# START OF DATA TO USE

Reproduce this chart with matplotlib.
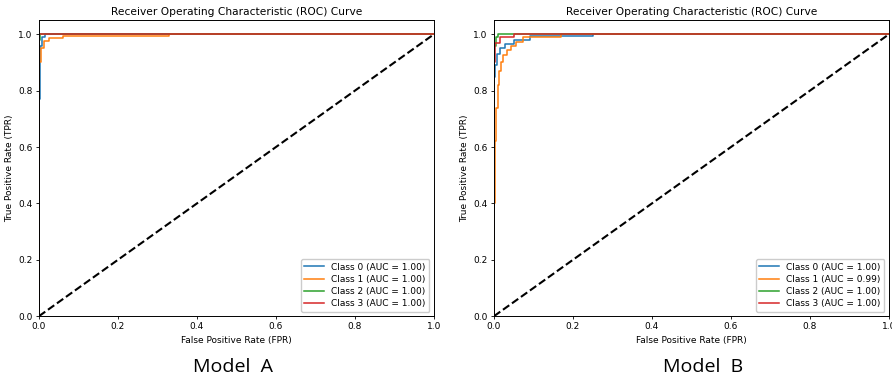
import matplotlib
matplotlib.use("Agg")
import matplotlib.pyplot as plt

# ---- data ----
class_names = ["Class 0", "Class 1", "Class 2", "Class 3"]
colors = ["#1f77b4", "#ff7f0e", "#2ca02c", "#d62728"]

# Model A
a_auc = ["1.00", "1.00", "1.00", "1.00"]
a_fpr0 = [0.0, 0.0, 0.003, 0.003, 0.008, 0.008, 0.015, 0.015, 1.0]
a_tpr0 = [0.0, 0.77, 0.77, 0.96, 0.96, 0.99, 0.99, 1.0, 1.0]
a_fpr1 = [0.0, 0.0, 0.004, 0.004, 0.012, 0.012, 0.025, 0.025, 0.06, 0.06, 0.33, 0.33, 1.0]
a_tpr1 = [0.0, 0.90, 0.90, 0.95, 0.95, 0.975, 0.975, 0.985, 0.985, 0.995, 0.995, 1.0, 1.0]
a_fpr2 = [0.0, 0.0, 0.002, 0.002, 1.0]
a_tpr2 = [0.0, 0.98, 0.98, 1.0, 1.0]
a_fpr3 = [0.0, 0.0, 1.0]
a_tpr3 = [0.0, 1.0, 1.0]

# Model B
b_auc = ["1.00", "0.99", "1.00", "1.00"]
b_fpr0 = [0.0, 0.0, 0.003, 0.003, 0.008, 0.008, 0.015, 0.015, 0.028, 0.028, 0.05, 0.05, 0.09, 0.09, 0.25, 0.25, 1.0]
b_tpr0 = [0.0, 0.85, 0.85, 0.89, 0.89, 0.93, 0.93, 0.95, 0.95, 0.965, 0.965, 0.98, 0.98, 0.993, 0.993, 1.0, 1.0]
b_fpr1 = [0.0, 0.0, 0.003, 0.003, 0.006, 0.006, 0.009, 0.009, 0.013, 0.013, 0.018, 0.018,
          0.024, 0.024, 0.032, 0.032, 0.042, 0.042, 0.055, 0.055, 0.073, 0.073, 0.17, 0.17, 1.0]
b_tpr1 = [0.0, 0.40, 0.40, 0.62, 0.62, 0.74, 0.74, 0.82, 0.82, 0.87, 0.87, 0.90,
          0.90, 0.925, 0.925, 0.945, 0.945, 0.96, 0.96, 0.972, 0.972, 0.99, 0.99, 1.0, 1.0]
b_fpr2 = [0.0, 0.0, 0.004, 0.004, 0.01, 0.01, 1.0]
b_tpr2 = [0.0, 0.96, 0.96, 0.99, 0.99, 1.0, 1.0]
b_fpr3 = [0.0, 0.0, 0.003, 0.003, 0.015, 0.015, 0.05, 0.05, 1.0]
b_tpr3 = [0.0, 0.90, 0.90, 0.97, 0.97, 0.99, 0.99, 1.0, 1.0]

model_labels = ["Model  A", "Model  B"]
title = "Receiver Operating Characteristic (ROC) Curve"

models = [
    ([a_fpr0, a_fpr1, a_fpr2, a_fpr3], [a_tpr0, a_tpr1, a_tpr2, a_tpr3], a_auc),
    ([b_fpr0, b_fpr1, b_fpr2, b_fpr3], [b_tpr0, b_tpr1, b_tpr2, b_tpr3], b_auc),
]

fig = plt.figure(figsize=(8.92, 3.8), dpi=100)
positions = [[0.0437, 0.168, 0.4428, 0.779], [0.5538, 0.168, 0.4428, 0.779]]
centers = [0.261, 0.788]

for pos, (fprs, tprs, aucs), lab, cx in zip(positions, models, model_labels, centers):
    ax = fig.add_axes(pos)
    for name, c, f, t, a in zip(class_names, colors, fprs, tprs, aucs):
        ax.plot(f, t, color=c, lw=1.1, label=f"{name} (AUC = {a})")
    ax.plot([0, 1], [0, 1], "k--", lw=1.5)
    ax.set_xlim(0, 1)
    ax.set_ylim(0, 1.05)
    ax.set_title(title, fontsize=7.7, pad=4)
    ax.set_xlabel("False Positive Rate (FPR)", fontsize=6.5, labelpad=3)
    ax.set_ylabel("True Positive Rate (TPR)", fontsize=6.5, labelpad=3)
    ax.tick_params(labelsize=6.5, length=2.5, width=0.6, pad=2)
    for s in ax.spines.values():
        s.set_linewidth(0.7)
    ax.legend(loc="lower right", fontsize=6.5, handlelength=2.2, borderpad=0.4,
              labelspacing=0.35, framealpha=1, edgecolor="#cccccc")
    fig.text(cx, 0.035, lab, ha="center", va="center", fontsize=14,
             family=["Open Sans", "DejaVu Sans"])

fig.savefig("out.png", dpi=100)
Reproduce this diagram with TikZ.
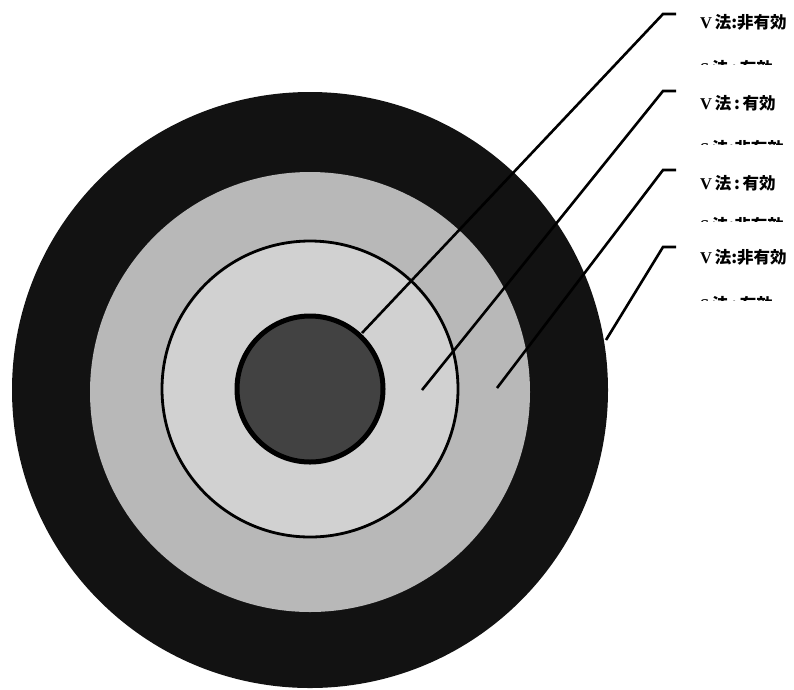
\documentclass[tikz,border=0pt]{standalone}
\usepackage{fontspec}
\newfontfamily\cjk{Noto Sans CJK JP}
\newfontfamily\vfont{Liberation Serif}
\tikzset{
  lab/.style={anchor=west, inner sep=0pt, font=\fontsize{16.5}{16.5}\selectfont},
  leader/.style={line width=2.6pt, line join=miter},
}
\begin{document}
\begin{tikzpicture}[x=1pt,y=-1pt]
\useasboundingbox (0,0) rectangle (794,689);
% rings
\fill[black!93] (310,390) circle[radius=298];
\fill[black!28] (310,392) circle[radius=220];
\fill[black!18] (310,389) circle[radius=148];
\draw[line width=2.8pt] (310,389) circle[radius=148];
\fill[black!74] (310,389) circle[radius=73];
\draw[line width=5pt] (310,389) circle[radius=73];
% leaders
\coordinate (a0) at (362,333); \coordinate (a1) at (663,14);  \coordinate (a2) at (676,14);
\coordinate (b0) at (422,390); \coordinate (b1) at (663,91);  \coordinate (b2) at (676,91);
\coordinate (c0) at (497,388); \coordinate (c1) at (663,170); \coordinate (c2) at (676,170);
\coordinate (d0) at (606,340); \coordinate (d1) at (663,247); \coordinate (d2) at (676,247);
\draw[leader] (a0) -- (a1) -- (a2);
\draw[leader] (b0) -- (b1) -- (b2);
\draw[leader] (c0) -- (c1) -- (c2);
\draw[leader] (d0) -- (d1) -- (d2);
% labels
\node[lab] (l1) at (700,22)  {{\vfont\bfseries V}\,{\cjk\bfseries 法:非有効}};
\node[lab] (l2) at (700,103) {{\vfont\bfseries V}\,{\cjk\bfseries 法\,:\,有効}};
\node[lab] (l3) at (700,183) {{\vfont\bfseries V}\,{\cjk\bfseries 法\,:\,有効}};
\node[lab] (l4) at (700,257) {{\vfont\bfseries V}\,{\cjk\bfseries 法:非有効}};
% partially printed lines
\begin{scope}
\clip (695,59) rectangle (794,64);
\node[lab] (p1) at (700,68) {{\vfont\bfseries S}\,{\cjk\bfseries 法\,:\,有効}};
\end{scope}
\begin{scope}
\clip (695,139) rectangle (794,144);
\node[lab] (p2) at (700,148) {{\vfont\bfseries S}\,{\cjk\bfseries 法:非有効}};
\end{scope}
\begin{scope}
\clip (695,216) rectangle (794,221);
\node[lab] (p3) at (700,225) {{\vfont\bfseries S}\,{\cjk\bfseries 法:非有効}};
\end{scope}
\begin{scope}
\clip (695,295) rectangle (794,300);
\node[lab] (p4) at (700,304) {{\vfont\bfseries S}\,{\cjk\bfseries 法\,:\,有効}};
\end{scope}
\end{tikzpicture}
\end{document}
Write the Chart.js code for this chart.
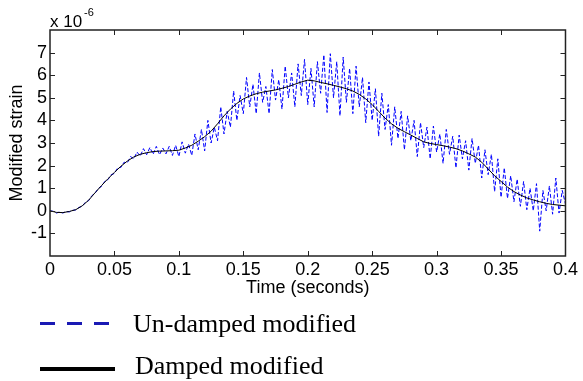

# END OF DATA TO USE

GIVEN INSTRUCTION: The data should be printed again unchanged; leave its pictures out.

SOLUTION FOR THIS EXERCISE:
Reproduce this chart with matplotlib.
import matplotlib
matplotlib.use("Agg")
import matplotlib.pyplot as plt

# ---- data ----
class_names = ["Class 0", "Class 1", "Class 2", "Class 3"]
colors = ["#1f77b4", "#ff7f0e", "#2ca02c", "#d62728"]

# Model A
a_auc = ["1.00", "1.00", "1.00", "1.00"]
a_fpr0 = [0.0, 0.0, 0.003, 0.003, 0.008, 0.008, 0.015, 0.015, 1.0]
a_tpr0 = [0.0, 0.77, 0.77, 0.96, 0.96, 0.99, 0.99, 1.0, 1.0]
a_fpr1 = [0.0, 0.0, 0.004, 0.004, 0.012, 0.012, 0.025, 0.025, 0.06, 0.06, 0.33, 0.33, 1.0]
a_tpr1 = [0.0, 0.90, 0.90, 0.95, 0.95, 0.975, 0.975, 0.985, 0.985, 0.995, 0.995, 1.0, 1.0]
a_fpr2 = [0.0, 0.0, 0.002, 0.002, 1.0]
a_tpr2 = [0.0, 0.98, 0.98, 1.0, 1.0]
a_fpr3 = [0.0, 0.0, 1.0]
a_tpr3 = [0.0, 1.0, 1.0]

# Model B
b_auc = ["1.00", "0.99", "1.00", "1.00"]
b_fpr0 = [0.0, 0.0, 0.003, 0.003, 0.008, 0.008, 0.015, 0.015, 0.028, 0.028, 0.05, 0.05, 0.09, 0.09, 0.25, 0.25, 1.0]
b_tpr0 = [0.0, 0.85, 0.85, 0.89, 0.89, 0.93, 0.93, 0.95, 0.95, 0.965, 0.965, 0.98, 0.98, 0.993, 0.993, 1.0, 1.0]
b_fpr1 = [0.0, 0.0, 0.003, 0.003, 0.006, 0.006, 0.009, 0.009, 0.013, 0.013, 0.018, 0.018,
          0.024, 0.024, 0.032, 0.032, 0.042, 0.042, 0.055, 0.055, 0.073, 0.073, 0.17, 0.17, 1.0]
b_tpr1 = [0.0, 0.40, 0.40, 0.62, 0.62, 0.74, 0.74, 0.82, 0.82, 0.87, 0.87, 0.90,
          0.90, 0.925, 0.925, 0.945, 0.945, 0.96, 0.96, 0.972, 0.972, 0.99, 0.99, 1.0, 1.0]
b_fpr2 = [0.0, 0.0, 0.004, 0.004, 0.01, 0.01, 1.0]
b_tpr2 = [0.0, 0.96, 0.96, 0.99, 0.99, 1.0, 1.0]
b_fpr3 = [0.0, 0.0, 0.003, 0.003, 0.015, 0.015, 0.05, 0.05, 1.0]
b_tpr3 = [0.0, 0.90, 0.90, 0.97, 0.97, 0.99, 0.99, 1.0, 1.0]

model_labels = ["Model  A", "Model  B"]
title = "Receiver Operating Characteristic (ROC) Curve"

models = [
    ([a_fpr0, a_fpr1, a_fpr2, a_fpr3], [a_tpr0, a_tpr1, a_tpr2, a_tpr3], a_auc),
    ([b_fpr0, b_fpr1, b_fpr2, b_fpr3], [b_tpr0, b_tpr1, b_tpr2, b_tpr3], b_auc),
]

fig = plt.figure(figsize=(8.92, 3.8), dpi=100)
positions = [[0.0437, 0.168, 0.4428, 0.779], [0.5538, 0.168, 0.4428, 0.779]]
centers = [0.261, 0.788]

for pos, (fprs, tprs, aucs), lab, cx in zip(positions, models, model_labels, centers):
    ax = fig.add_axes(pos)
    for name, c, f, t, a in zip(class_names, colors, fprs, tprs, aucs):
        ax.plot(f, t, color=c, lw=1.1, label=f"{name} (AUC = {a})")
    ax.plot([0, 1], [0, 1], "k--", lw=1.5)
    ax.set_xlim(0, 1)
    ax.set_ylim(0, 1.05)
    ax.set_title(title, fontsize=7.7, pad=4)
    ax.set_xlabel("False Positive Rate (FPR)", fontsize=6.5, labelpad=3)
    ax.set_ylabel("True Positive Rate (TPR)", fontsize=6.5, labelpad=3)
    ax.tick_params(labelsize=6.5, length=2.5, width=0.6, pad=2)
    for s in ax.spines.values():
        s.set_linewidth(0.7)
    ax.legend(loc="lower right", fontsize=6.5, handlelength=2.2, borderpad=0.4,
              labelspacing=0.35, framealpha=1, edgecolor="#cccccc")
    fig.text(cx, 0.035, lab, ha="center", va="center", fontsize=14,
             family=["Open Sans", "DejaVu Sans"])

fig.savefig("out.png", dpi=100)
Reproduce this diagram with TikZ.
\documentclass[tikz,border=0pt]{standalone}
\usepackage{fontspec}
\newfontfamily\cjk{Noto Sans CJK JP}
\newfontfamily\vfont{Liberation Serif}
\tikzset{
  lab/.style={anchor=west, inner sep=0pt, font=\fontsize{16.5}{16.5}\selectfont},
  leader/.style={line width=2.6pt, line join=miter},
}
\begin{document}
\begin{tikzpicture}[x=1pt,y=-1pt]
\useasboundingbox (0,0) rectangle (794,689);
% rings
\fill[black!93] (310,390) circle[radius=298];
\fill[black!28] (310,392) circle[radius=220];
\fill[black!18] (310,389) circle[radius=148];
\draw[line width=2.8pt] (310,389) circle[radius=148];
\fill[black!74] (310,389) circle[radius=73];
\draw[line width=5pt] (310,389) circle[radius=73];
% leaders
\coordinate (a0) at (362,333); \coordinate (a1) at (663,14);  \coordinate (a2) at (676,14);
\coordinate (b0) at (422,390); \coordinate (b1) at (663,91);  \coordinate (b2) at (676,91);
\coordinate (c0) at (497,388); \coordinate (c1) at (663,170); \coordinate (c2) at (676,170);
\coordinate (d0) at (606,340); \coordinate (d1) at (663,247); \coordinate (d2) at (676,247);
\draw[leader] (a0) -- (a1) -- (a2);
\draw[leader] (b0) -- (b1) -- (b2);
\draw[leader] (c0) -- (c1) -- (c2);
\draw[leader] (d0) -- (d1) -- (d2);
% labels
\node[lab] (l1) at (700,22)  {{\vfont\bfseries V}\,{\cjk\bfseries 法:非有効}};
\node[lab] (l2) at (700,103) {{\vfont\bfseries V}\,{\cjk\bfseries 法\,:\,有効}};
\node[lab] (l3) at (700,183) {{\vfont\bfseries V}\,{\cjk\bfseries 法\,:\,有効}};
\node[lab] (l4) at (700,257) {{\vfont\bfseries V}\,{\cjk\bfseries 法:非有効}};
% partially printed lines
\begin{scope}
\clip (695,59) rectangle (794,64);
\node[lab] (p1) at (700,68) {{\vfont\bfseries S}\,{\cjk\bfseries 法\,:\,有効}};
\end{scope}
\begin{scope}
\clip (695,139) rectangle (794,144);
\node[lab] (p2) at (700,148) {{\vfont\bfseries S}\,{\cjk\bfseries 法:非有効}};
\end{scope}
\begin{scope}
\clip (695,216) rectangle (794,221);
\node[lab] (p3) at (700,225) {{\vfont\bfseries S}\,{\cjk\bfseries 法:非有効}};
\end{scope}
\begin{scope}
\clip (695,295) rectangle (794,300);
\node[lab] (p4) at (700,304) {{\vfont\bfseries S}\,{\cjk\bfseries 法\,:\,有効}};
\end{scope}
\end{tikzpicture}
\end{document}
Write the Chart.js code for this chart.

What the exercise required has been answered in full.